Says TSDF, on their Facebook page, “They say we can’t make any type of prediction about the Lucille Victim. Their stance is that making such a prediction would be considered copyright infringement. AMC tells us that we made some claim somewhere that says we received “copyright protected, trade secret information about the most critical plot information in the unreleased next season of The Walking Dead” and that we announced we were going to disclose this protected information. We still aren’t sure where we supposedly made this claim because they did not identify where it was.”

The thing is, people can guess at what is going to happen next in their favourite show, and so someone who is particularly good at putting two and two together and coming up with four, and who then posts “4!”, can be viewed as having just posted a spoiler, even though it was a lucky guess – an educated guess, yes, but a guess all the same.

But even if what they post about the Lucille Victim is based 100% on pure conjecture, TSDF fears that AMC will come after them.

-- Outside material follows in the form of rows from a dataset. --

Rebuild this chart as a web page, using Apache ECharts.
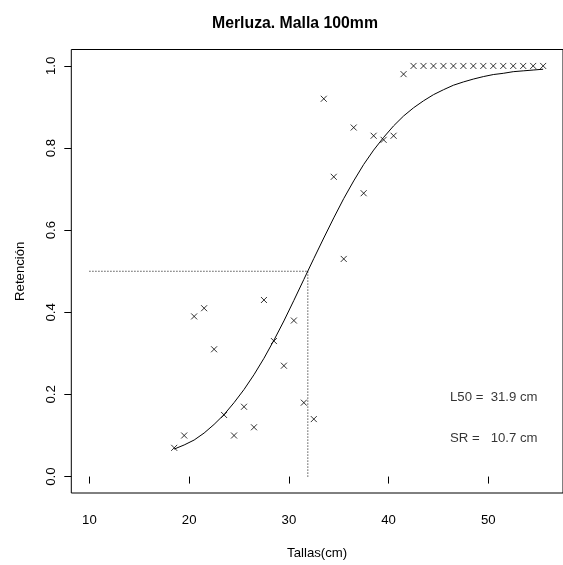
<!DOCTYPE html>
<html>
<head>
<meta charset="utf-8">
<script src="https://cdn.jsdelivr.net/npm/echarts@6/dist/echarts.min.js"></script>
<style>html,body{margin:0;padding:0;background:#fff;}#c{width:563px;height:565px;}</style>
</head>
<body>
<div id="c"></div>
<script>
// Observed data (length class midpoints, retention)
const tallas = [18.5,19.5,20.5,21.5,22.5,23.5,24.5,25.5,26.5,27.5,28.5,29.5,30.5,31.5,32.5,33.5,34.5,35.5,36.5,37.5,38.5,39.5,40.5,41.5,42.5,43.5,44.5,45.5,46.5,47.5,48.5,49.5,50.5,51.5,52.5,53.5,54.5,55.5];
const retencion = [0.07,0.10,0.39,0.41,0.31,0.15,0.10,0.17,0.12,0.43,0.33,0.27,0.38,0.18,0.14,0.92,0.73,0.53,0.85,0.69,0.83,0.82,0.83,0.98,1,1,1,1,1,1,1,1,1,1,1,1,1,1];
// Fitted curve
const ajuste = [0.067,0.077,0.089,0.106,0.127,0.151,0.180,0.212,0.248,0.288,0.332,0.379,0.429,0.480,0.531,0.581,0.630,0.677,0.720,0.760,0.795,0.826,0.854,0.878,0.898,0.915,0.930,0.942,0.953,0.961,0.968,0.974,0.979,0.982,0.986,0.988,0.990,0.992];
const L50 = 31.9;
const SR = 10.7;
const xTicks = [10,20,30,40,50];
const yTicks = [0,0.2,0.4,0.6,0.8,1.0];
const yTickLabels = ['0.0','0.2','0.4','0.6','0.8','1.0'];
const annot = [[50.55,0.194,'L50 =  31.9 cm'],[50.55,0.093,'SR =   10.7 cm']];

const FONT = "'Liberation Sans', Arial, Helvetica, sans-serif";
const chart = echarts.init(document.getElementById('c'), null, {renderer:'canvas'});
const obs = tallas.map((t,i)=>[t, retencion[i]]);
const fit = tallas.map((t,i)=>[t, ajuste[i]]);
chart.setOption({
  animation:false,
  backgroundColor:'#fff',
  title:{text:'Merluza. Malla 100mm', left:207, top:11,
    textStyle:{fontFamily:FONT, fontSize:15.8, fontWeight:'bold', color:'#000'}},
  grid:{left:71.3, top:49.5, right:-2, bottom:71, show:true, borderColor:'#000', borderWidth:1, backgroundColor:'transparent'},
  xAxis:{type:'value', min:8.18, max:57.49,
    name:'Tallas(cm)', nameLocation:'middle', nameGap:54,
    nameTextStyle:{fontFamily:FONT, fontSize:13.2, color:'#000'},
    axisLine:{show:false}, splitLine:{show:false},
    axisTick:{show:true, length:7, customValues:xTicks, lineStyle:{color:'#000', width:1}},
    axisLabel:{customValues:xTicks, margin:21, fontFamily:FONT, fontSize:13.2, color:'#000'}},
  yAxis:{type:'value', min:-0.04, max:1.04,
    name:'Retención', nameLocation:'middle', nameGap:44, nameRotate:90,
    nameTextStyle:{fontFamily:FONT, fontSize:13.2, color:'#000'},
    axisLine:{show:false}, splitLine:{show:false},
    axisTick:{show:true, length:7, customValues:yTicks, lineStyle:{color:'#000', width:1}},
    axisLabel:{customValues:yTicks, rotate:90, margin:13, fontFamily:FONT, fontSize:13.2, color:'#000',
      formatter:v=>{const i=yTicks.findIndex(t=>Math.abs(t-v)<1e-9);return i>=0?yTickLabels[i]:'';}}},
  series:[
    {type:'line', data:[[10,0.5],[L50,0.5]], symbol:'none', lineStyle:{color:'#000', width:1, type:[1,2]}, silent:true},
    {type:'line', data:[[L50,0],[L50,0.5]], symbol:'none', lineStyle:{color:'#000', width:1, type:[1,2]}, silent:true},
    {type:'line', data:fit, symbol:'none', smooth:false, lineStyle:{color:'#000', width:1}},
    {type:'scatter', data:obs, symbol:'path://M0,0L10,10M10,0L0,10', symbolSize:6,
      itemStyle:{color:'transparent', borderColor:'#000', borderWidth:1}},
    {type:'scatter', data:annot, symbolSize:0, silent:true,
      label:{show:true, position:'inside', formatter:p=>p.data[2], fontFamily:FONT, fontSize:13.2, color:'#000'}}
  ]
});
</script>
</body>
</html>
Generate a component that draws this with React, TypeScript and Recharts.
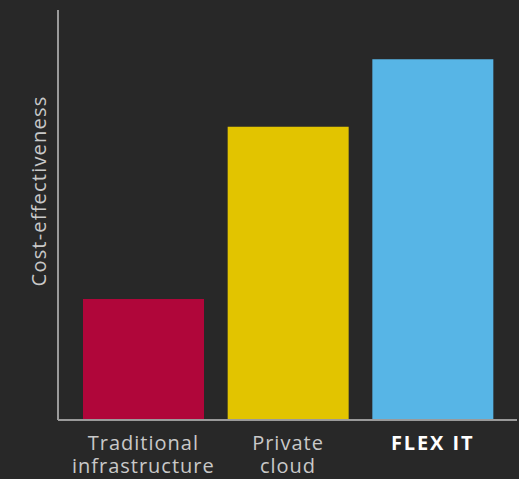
import { BarChart, Bar, XAxis, YAxis, Cell } from 'recharts'

const categories = ['Traditional\ninfrastructure', 'Private\ncloud', 'FLEX IT']
const values = [29.5, 71.5, 88]
const barColors = ['#b0063a', '#e2c400', '#57b5e6']
const yLabel = 'Cost-effectiveness'

const chartData = categories.map((name, i) => ({ name, value: values[i] }))

const FONT = '"Open Sans", sans-serif'

// Multi-line tick; the last category is highlighted
const CategoryTick = ({ x, y, payload }: any) => {
  const lines = String(payload.value).split('\n')
  const strong = payload.value === 'FLEX IT'
  return (
    <text
      x={x}
      y={y}
      textAnchor="middle"
      fontFamily={FONT}
      fontSize={20}
      letterSpacing={strong ? 1.9 : 1}
      fontWeight={strong ? 700 : 400}
      fill={strong ? '#ffffff' : '#c9c9c9'}
    >
      {lines.map((line, i) => (
        <tspan key={i} x={x} dy={i === 0 ? 22 : 23}>
          {line}
        </tspan>
      ))}
    </text>
  )
}

const AxisLabel = () => (
  <text
    x={0}
    y={0}
    transform="translate(46, 191) rotate(-90)"
    textAnchor="middle"
    fontFamily={FONT}
    fontSize={20}
    letterSpacing={1.2}
    fill="#c9c9c9"
  >
    {yLabel}
  </text>
)

export default function App() {
  return (
    <div style={{ position: 'absolute', left: 0, top: 0, width: 519, height: 479, background: '#282828' }}>
      <BarChart width={519} height={479} data={chartData} margin={{ top: 10, right: 2, bottom: 0, left: 0 }}>
        <XAxis
          dataKey="name"
          height={59}
          padding={{ left: 13, right: 12 }}
          axisLine={{ stroke: '#9a9a9a', strokeWidth: 2 }}
          tickLine={false}
          tick={<CategoryTick />}
          interval={0}
        />
        <YAxis
          width={58}
          domain={[0, 100]}
          tick={false}
          tickLine={false}
          axisLine={{ stroke: '#9a9a9a', strokeWidth: 2 }}
          label={<AxisLabel />}
        />
        <Bar dataKey="value" barSize={121} isAnimationActive={false}>
          {chartData.map((d, i) => (
            <Cell key={d.name} fill={barColors[i]} />
          ))}
        </Bar>
      </BarChart>
    </div>
  )
}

“Basically,” says TSDF, “what it all comes down to is if we post our Lucille Victim prediction and we’re right, AMC says they will sue us. Whether there are grounds for it or not is not the issue, it still costs money to defend. That is the way our justice system works. Would we have defenses? Sure. But it also costs money to mount that defense. If someone brings us a potential Lucille spoiler and we confirm it and it turns out accurate we could get sued.”

And so, The Spoiling Dead Fans site has had to tell their 40,000+ members that they will not allow any spoilers about the Lucille Victim on the site, at all. They just can’t afford it.

Meanwhile, as CelebDirtyLaundry points out, “The National Enquirer reveals the victim was was (sic) Lucilled via information from a set insider on TWD.” (You can read the National Enquirer story, which starts the spoiler by saying that “you don’t have to wait till season seven to uncover the pulped person — The National ENQUIRER’s on-set spies said the victim is…” here.)

Be that as it may, The Spoiling Dead Fans site has taken the position that they simply can’t afford to take on AMC right now, and frankly we don’t blame them.